The cap is initially globular before expanding to become convex and flattening somewhat; it grows to a diameter of 2–6 cm. The cap margin initially adheres to the stipe and has a tendency to become lobed or undulated in age. The cap surface is first somewhat pubescent but later becomes smooth and hairless, and may develop cracks in age. Its color is orangish-apricot, aging to ochre. Tubes are initially pale yellow, but become more vivid in age, and eventually develop greenish-yellow to greenish-olive tones. They will become pale blue upon with bruising. The pores are circular or a bit angular, with the same coloring and bruising reaction as the tubes. The robust stipe measures 3–8 cm long by 0.5–1.5 cm thick. It is usually thicker in the middle or lower region, and its base roots into the substrate. The top part of the stipe is yellow; under this the coloration tends to be masked by a dense and fine reticulation that becomes brown to brownish-crimson in age. In some specimens the stipe cuticle cracks and pointed patches lift from the surface. The flesh is pale yellow in the cap, with a narrow strip of pinkish-yellow under the cuticle; in the stipe, the flesh is orange-ochre, with a reddish tint. The flesh sometimes shows a slight and temporary color change to blue when cut or otherwise injured, but this feature is not consistent. It has a pleasant odor and a fruity-acid taste. The base of the stem has a green-blue reaction with iron salts (FeSO_{4}).

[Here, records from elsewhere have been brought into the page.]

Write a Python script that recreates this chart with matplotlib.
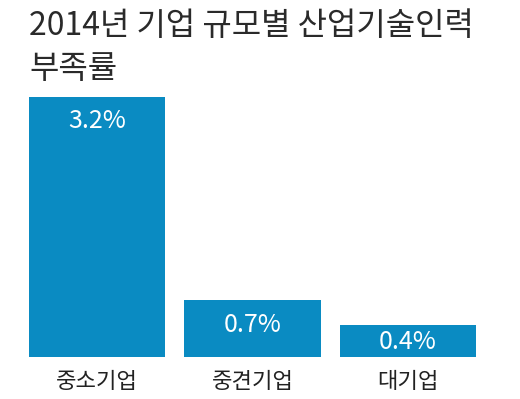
import matplotlib.pyplot as plt

plt.rcParams['font.family'] = ['Noto Sans CJK KR', 'DejaVu Sans']

# data
categories = ['중소기업', '중견기업', '대기업']
rates = [3.2, 0.7, 0.4]
labels = ['3.2%', '0.7%', '0.4%']

fig = plt.figure(figsize=(5.2, 3.99), dpi=100)
ax = fig.add_axes([29 / 520, 1 - 357 / 399, 447 / 520, (357 - 97) / 399])

x = range(len(categories))
bars = ax.bar(x, rates, width=0.877, color='#0a8bc2')

ax.set_xlim(-0.4387, 2.4387)
ax.set_ylim(0, 3.2)

# value labels inside the bars (short bars get the label pushed lower)
for b, lab in zip(bars, labels):
    h = b.get_height()
    ypos = max(h - 0.3, h * 0.45)
    ax.text(b.get_x() + b.get_width() / 2, ypos, lab,
            ha='center', va='center', color='white', fontsize=18)

ax.set_xticks(list(x))
ax.set_xticklabels(categories, fontsize=16, color='#222222')
ax.tick_params(axis='x', length=0, pad=9)
ax.set_yticks([])
for s in ax.spines.values():
    s.set_visible(False)

# title
fig.text(29 / 520, 1 - 10 / 399, '2014년 기업 규모별 산업기술인력\n부족률',
         ha='left', va='top', fontsize=23, color='#2a2a2a',
         linespacing=1.45, fontweight='medium')

fig.savefig('out.png', dpi=100)
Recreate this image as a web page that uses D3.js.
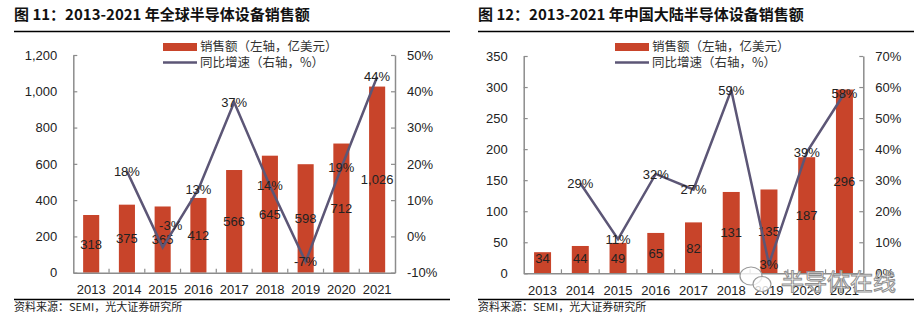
<!DOCTYPE html>
<html>
<head>
<meta charset="utf-8">
<script src="https://cdn.jsdelivr.net/npm/d3@7"></script>
<style>
	body { margin: 0; background: #fff; }
	svg text { font-family: "Liberation Sans", Arial, sans-serif; }
	.cjk { font-family: "Noto Sans CJK SC", sans-serif !important; }
</style>
</head>
<body>
<svg id="chart" width="924" height="324"></svg>
<script>
// data
var years = ['2013', '2014', '2015', '2016', '2017', '2018', '2019', '2020', '2021'];
var globalSales = [318, 375, 365, 412, 566, 645, 598, 712, 1026];
var globalGrowth = [null, 18, -3, 13, 37, 14, -7, 19, 44];
var chinaSales = [34, 44, 49, 65, 82, 131, 135, 187, 296];
var chinaGrowth = [null, 29, 11, 32, 27, 59, 3, 39, 58];
var globalLeftTicks = [0, 200, 400, 600, 800, 1000, 1200];
var globalRightTicks = [-10, 0, 10, 20, 30, 40, 50];
var chinaLeftTicks = [0, 50, 100, 150, 200, 250, 300, 350];
var chinaRightTicks = [0, 10, 20, 30, 40, 50, 60, 70];
var legendBar = '销售额（左轴，亿美元）';
var legendLine = '同比增速（右轴，%）';
var source = '资料来源：SEMI，光大证券研究所';

var barColor = '#c8442a';
var lineColor = '#5c5676';
var axisColor = '#8c8c8c';

var svg = d3.select('#chart');

function drawChart(cfg) {
	var g = svg.append('g');

	// title + rules
	g.append('text')
		.attr('class', 'cjk')
		.attr('x', cfg.left)
		.attr('y', 20)
		.attr('font-size', '15px')
		.attr('font-weight', 'bold')
		.attr('fill', '#111')
		.text(cfg.title);
	g.append('line')
		.attr('x1', cfg.left).attr('x2', cfg.right)
		.attr('y1', 31.5).attr('y2', 31.5)
		.attr('stroke', '#000').attr('stroke-width', 1.5);
	g.append('line')
		.attr('x1', cfg.left).attr('x2', cfg.right)
		.attr('y1', 299.5).attr('y2', 299.5)
		.attr('stroke', '#000').attr('stroke-width', 1.5);
	g.append('text')
		.attr('class', 'cjk')
		.attr('x', cfg.left)
		.attr('y', 311)
		.attr('font-size', '11px')
		.attr('fill', '#222')
		.text(source);

	// scales
	var x = d3.scaleBand().domain(years).range([cfg.x0, cfg.x1]).paddingInner(0.55).paddingOuter(0.275);
	var xb = d3.scaleBand().domain(years).range([cfg.x0, cfg.x1]);
	var yL = d3.scaleLinear().domain(d3.extent(cfg.leftTicks)).range([cfg.yBottom, cfg.yTop]);
	var yR = d3.scaleLinear().domain(d3.extent(cfg.rightTicks)).range([cfg.yBottom, cfg.yTop]);

	// bars
	g.selectAll('rect.bar')
		.data(cfg.sales)
		.enter()
		.append('rect')
		.attr('class', 'bar')
		.attr('x', function(d, i) { return x(years[i]); })
		.attr('width', x.bandwidth())
		.attr('y', function(d) { return yL(d); })
		.attr('height', function(d) { return yL(0) - yL(d); })
		.attr('fill', barColor);

	// axes
	var leftAxis = d3.axisLeft(yL).tickValues(cfg.leftTicks).tickSizeInner(-4).tickSizeOuter(0)
		.tickPadding(16).tickFormat(d3.format(','));
	var rightAxis = d3.axisRight(yR).tickValues(cfg.rightTicks).tickSizeInner(-4).tickSizeOuter(0)
		.tickPadding(12).tickFormat(function(d) { return d + '%'; });
	var bottomAxis = d3.axisBottom(xb).tickSize(0).tickPadding(10);

	function styleAxis(sel) {
		sel.select('.domain').attr('stroke', axisColor).attr('stroke-width', 1.5);
		sel.selectAll('.tick line').attr('stroke', axisColor).attr('stroke-width', 1.2);
		sel.selectAll('.tick text').attr('font-size', '13px').attr('fill', '#222')
			.style('font-family', '"Liberation Sans", Arial, sans-serif');
	}

	g.append('g').attr('transform', 'translate(' + cfg.x0 + ',0)').call(leftAxis).call(styleAxis);
	g.append('g').attr('transform', 'translate(' + cfg.x1 + ',0)').call(rightAxis).call(styleAxis);
	var bx = g.append('g').attr('transform', 'translate(0,' + cfg.yBottom + ')').call(bottomAxis).call(styleAxis);
	bx.selectAll('.tick text').attr('dy', '0.9em');

	// x category boundary ticks (pointing up)
	g.selectAll('line.xt')
		.data(years.slice(1))
		.enter()
		.append('line')
		.attr('x1', function(d) { return xb(d); })
		.attr('x2', function(d) { return xb(d); })
		.attr('y1', cfg.yBottom).attr('y2', cfg.yBottom - 4)
		.attr('stroke', axisColor).attr('stroke-width', 1.2);

	// bar value labels
	g.selectAll('text.bv')
		.data(cfg.sales)
		.enter()
		.append('text')
		.attr('class', 'bv')
		.attr('x', function(d, i) { return xb(years[i]) + xb.bandwidth() / 2; })
		.attr('y', function(d) { return Math.min((yL(d) + yL(0)) / 2, cfg.yBottom - 15); })
		.attr('dy', '0.36em')
		.attr('text-anchor', 'middle')
		.attr('font-size', '13px')
		.attr('fill', '#222')
		.text(d3.format(','));

	// growth line
	var pts = cfg.growth.map(function(v, i) { return { year: years[i], v: v }; })
		.filter(function(d) { return d.v !== null; });
	var line = d3.line()
		.x(function(d) { return xb(d.year) + xb.bandwidth() / 2; })
		.y(function(d) { return yR(d.v); });
	g.append('path')
		.datum(pts)
		.attr('d', line)
		.attr('fill', 'none')
		.attr('stroke', lineColor)
		.attr('stroke-width', 2.5)
		.attr('stroke-linejoin', 'miter');

	g.selectAll('text.gv')
		.data(pts)
		.enter()
		.append('text')
		.attr('class', 'gv')
		.attr('x', function(d) { return xb(d.year) + xb.bandwidth() / 2 + ((cfg.labelShift[d.year] || [0, 0])[0]); })
		.attr('y', function(d) { return yR(d.v) + ((cfg.labelShift[d.year] || [0, 0])[1]); })
		.attr('dy', '0.36em')
		.attr('text-anchor', 'middle')
		.attr('font-size', '13px')
		.attr('fill', '#222')
		.text(function(d) { return d.v + '%'; });

	// legend
	var lg = g.append('g').attr('transform', 'translate(' + cfg.legendX + ',0)');
	lg.append('rect').attr('x', 0).attr('y', 43).attr('width', 34).attr('height', 8).attr('fill', barColor);
	lg.append('line').attr('x1', 0).attr('x2', 34).attr('y1', 62.5).attr('y2', 62.5)
		.attr('stroke', lineColor).attr('stroke-width', 2.5);
	lg.append('text').attr('class', 'cjk').attr('x', 37).attr('y', 47).attr('dy', '0.35em')
		.attr('font-size', '12.5px').attr('fill', '#333').text(legendBar);
	lg.append('text').attr('class', 'cjk').attr('x', 37).attr('y', 63).attr('dy', '0.35em')
		.attr('font-size', '12.5px').attr('fill', '#333').text(legendLine);
}

drawChart({
	title: '图 11：2013-2021 年全球半导体设备销售额',
	left: 14, right: 450,
	x0: 73.3, x1: 395, yTop: 55, yBottom: 272.7,
	sales: globalSales, growth: globalGrowth,
	leftTicks: globalLeftTicks, rightTicks: globalRightTicks,
	legendX: 163,
	labelShift: { '2015': [8, -22] }
});

drawChart({
	title: '图 12：2013-2021 年中国大陆半导体设备销售额',
	left: 478, right: 914,
	x0: 523.7, x1: 863.3, yTop: 56, yBottom: 273.3,
	sales: chinaSales, growth: chinaGrowth,
	leftTicks: chinaLeftTicks, rightTicks: chinaRightTicks,
	legendX: 615,
	labelShift: {}
});

// watermark
var wm = svg.append('g');
wm.append('ellipse').attr('cx', 751).attr('cy', 276).attr('rx', 11).attr('ry', 9)
	.attr('fill', 'rgba(255,255,255,0.8)').attr('stroke', '#9a9a9a').attr('stroke-width', 1.2);
wm.append('ellipse').attr('cx', 762).attr('cy', 284).attr('rx', 9).attr('ry', 7.5)
	.attr('fill', 'rgba(255,255,255,0.8)').attr('stroke', '#9a9a9a').attr('stroke-width', 1.2);
wm.append('text')
	.attr('class', 'cjk')
	.attr('x', 781).attr('y', 282).attr('dy', '0.36em')
	.attr('font-size', '23px')
	.attr('fill', 'rgba(255,255,255,0.85)')
	.attr('stroke', '#8f8f8f').attr('stroke-width', 1)
	.text('半导体在线');
</script>
</body>
</html>
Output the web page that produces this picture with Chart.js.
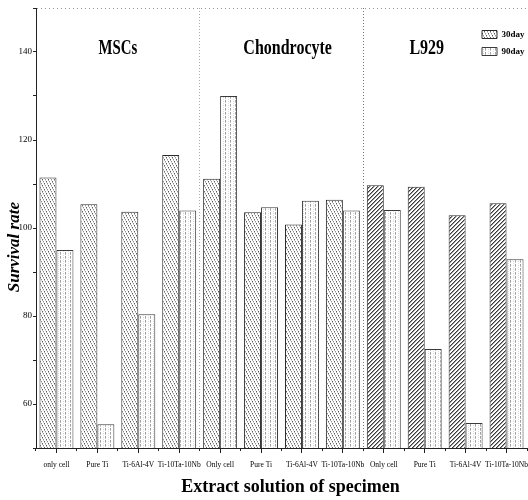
<!DOCTYPE html>
<html><head><meta charset="utf-8">
<script src="https://cdn.jsdelivr.net/npm/chart.js@4.4.0/dist/chart.umd.min.js"></script>
<style>html,body{margin:0;padding:0;background:#fff}#wrap{width:528px;height:500px}</style>
</head><body><div id="wrap"><canvas id="c" width="528" height="500"></canvas></div>
<script>
// ---- data ----
const categories = ['only cell','Pure Ti','Ti-6Al-4V','Ti-10Ta-10Nb',
                    'Only cell','Pure Ti','Ti-6Al-4V','Ti-10Ta-10Nb',
                    'Only cell','Pure Ti','Ti-6Al-4V','Ti-10Ta-10Nb'];
const day30 = [111.5, 105.4, 103.7, 116.6, 111.2, 103.6, 100.8, 106.4, 109.7, 109.4, 102.9, 105.6];
const day90 = [95.0, 55.4, 80.4, 104.0, 130.0, 104.7, 106.2, 104.0, 104.1, 72.5, 55.7, 92.9];
const seriesNames = ['30day', '90day'];
const groupNames = ['MSCs', 'Chondrocyte', 'L929'];
const yTickLabels = [60, 80, 100, 120, 140];

// ---- patterns ----
const canvas = document.getElementById('c');
const mainCtx = canvas.getContext('2d');
function makePattern(w, h, draw) {
  const t = document.createElement('canvas');
  t.width = w; t.height = h;
  const g = t.getContext('2d');
  g.fillStyle = '#fff'; g.fillRect(0, 0, w, h);
  const px = (x, y, c) => { g.fillStyle = c; g.fillRect(x, y, 1, 1); };
  draw(px);
  return mainCtx.createPattern(t, 'repeat');
}
const patStipple = makePattern(6, 6, px => {
  for (let i = 0; i < 6; i++) {
    if (i % 2 === 0) { px(i, 5 - i, '#5a5a5a'); px((i + 3) % 6, 5 - i, '#909090'); }
    else { px((i + 1) % 6, 5 - i, '#b0b0b0'); px((i + 4) % 6, 5 - i, '#d0d0d0'); }
  }
});
const patHatch = makePattern(4, 4, px => {
  for (let i = 0; i < 4; i++) { px(i, 3 - i, '#3a3a3a'); px((i + 1) % 4, 3 - i, '#9a9a9a'); }
});
const patVert = makePattern(5, 4, px => {
  px(0, 0, '#a0a0a0'); px(0, 1, '#a0a0a0'); px(0, 2, '#bdbdbd');
  px(3, 1, '#d5d5d5'); px(3, 3, '#e0e0e0');
});

const SERIF = '"Liberation Serif", "DejaVu Serif", serif';
const NBSP = '\u00a0';

// ---- plugins ----
const groupLabels = {
  id: 'groupLabels',
  afterDatasetsDraw(chart) {
    const xs = chart.scales.x, ys = chart.scales.y, g = chart.ctx;
    const anchors = [1.5, 5.65, 9.05];   // category-index positions
    g.save();
    g.fillStyle = '#000';
    g.font = 'bold 20px ' + SERIF;
    g.textAlign = 'center';
    g.textBaseline = 'alphabetic';
    groupNames.forEach((n, i) => {
      g.save();
      g.translate(xs.getPixelForValue(anchors[i]), ys.getPixelForValue(139.6));
      g.scale(i === 0 ? 0.74 : 0.8, 1);
      g.fillText(n, 0, 0);
      g.restore();
    });
    g.restore();
  }
};
const legendPlace = {
  id: 'legendPlace',
  afterLayout(chart) {
    const lg = chart.legend;
    if (!lg) return;
    const horiz = typeof lg.isHorizontal === 'function' ? lg.isHorizontal() : false;
    if (horiz) lg.update(60, 60, {left: 0, top: 0, right: 0, bottom: 0});
    const w = lg.width, h = lg.height;
    const left = 474, top = 22;
    lg.left = left; lg.right = left + w; lg.top = top; lg.bottom = top + h;
    lg.width = w; lg.height = h;
  }
};
const noPad = (s) => { s.paddingLeft = 0; s.paddingRight = 0; };

new Chart(canvas, {
  type: 'bar',
  data: {
    labels: categories,
    datasets: [
      { label: seriesNames[0], data: day30, xAxisID: 'x', yAxisID: 'y',
        backgroundColor: (c) => (c.dataIndex !== undefined && c.dataIndex < 8) ? patStipple : patHatch,
        borderColor: '#2a2a2a', borderWidth: 1 },
      { label: seriesNames[1], data: day90, xAxisID: 'x', yAxisID: 'y',
        backgroundColor: patVert, borderColor: '#3a3a3a', borderWidth: 1 }
    ]
  },
  options: {
    responsive: false, animation: false, devicePixelRatio: 1,
    layout: { padding: { top: 8, right: 1, left: 0, bottom: 0 } },
    datasets: { bar: { categoryPercentage: 0.83, barPercentage: 1.0 } },
    plugins: {
      legend: {
        position: 'chartArea', align: 'start',
        labels: { boxWidth: 15, boxHeight: 8, padding: 8, color: '#000',
                  font: { family: SERIF, size: 9, weight: 'bold' } }
      },
      tooltip: { enabled: false }
    },
    scales: {
      x: {
        type: 'category', offset: true, weight: 0,
        grid: { offset: false, drawOnChartArea: false, tickLength: 5, color: '#222' },
        border: { color: '#222', width: 1 },
        ticks: { autoSkip: false, maxRotation: 0, minRotation: 0, padding: 8, color: '#000',
                 font: { family: SERIF, size: 7.5 } },
        title: { display: true, text: NBSP.repeat(4) + 'Extract solution of specimen', color: '#000',
                 font: { family: SERIF, size: 18, weight: 'bold' }, padding: { top: 0, bottom: 2 } },
        afterFit: (s) => { s.height = 52; noPad(s); }
      },
      x2: {
        type: 'category', axis: 'x', position: 'bottom', offset: true, weight: -1,
        labels: categories,
        ticks: { display: false },
        grid: { offset: true, drawOnChartArea: true, tickLength: 3, tickColor: '#222', tickBorderDash: [],
                color: (c) => (c.index === 8) ? '#777' :
                              (c.index === 4 || c.index === 12) ? '#aaa' : 'transparent' },
        border: { display: false, dash: [1, 2] },
        afterFit: (s) => { s.height = 0; noPad(s); }
      },
      y: {
        min: 50, max: 150,
        ticks: { stepSize: 10, autoSkip: false, padding: 1, color: '#000',
                 font: { family: SERIF, size: 9 },
                 callback: (v) => yTickLabels.includes(v) ? String(v) : '' },
        grid: { drawOnChartArea: true, tickLength: 3, tickColor: '#222', tickBorderDash: [],
                color: (c) => (c.tick && c.tick.value === 150) ? '#9a9a9a' : 'transparent' },
        border: { color: '#222', width: 1, dash: [1, 3] },
        title: { display: true, text: 'Survival rate' + NBSP.repeat(9), color: '#000',
                 font: { family: SERIF, size: 17, weight: 'bold', style: 'italic' }, padding: { top: 4, bottom: 0 } },
        afterFit: (s) => { s.width = 36; }
      }
    }
  },
  plugins: [groupLabels, legendPlace]
});
</script>
</body></html>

Spores are fusiform (spindle shaped), measuring 10–15 by 4.5–6 μm. The basidia (spore-bearing cells) are club-shaped, four-spored, and contain internal oil droplets; they measure 28–35 by 9–12 μm. The cystidia are fusiform, hyaline (translucent), and 40–55 by 9–12 μm.

==Ecology==
It has been recorded forming ectomycorrhizal association with white poplar (Populus alba) in Hungary. Its ectomycorrhizae contain bright yellow pigments, especially the rhizomorphs, and have warts on the outer surfaces of both the rhizomorphs and the mantle. The ectomycorrhizae of R. armeniacus cannot be reliably distinguished from those of Xerocomus subtomentosus.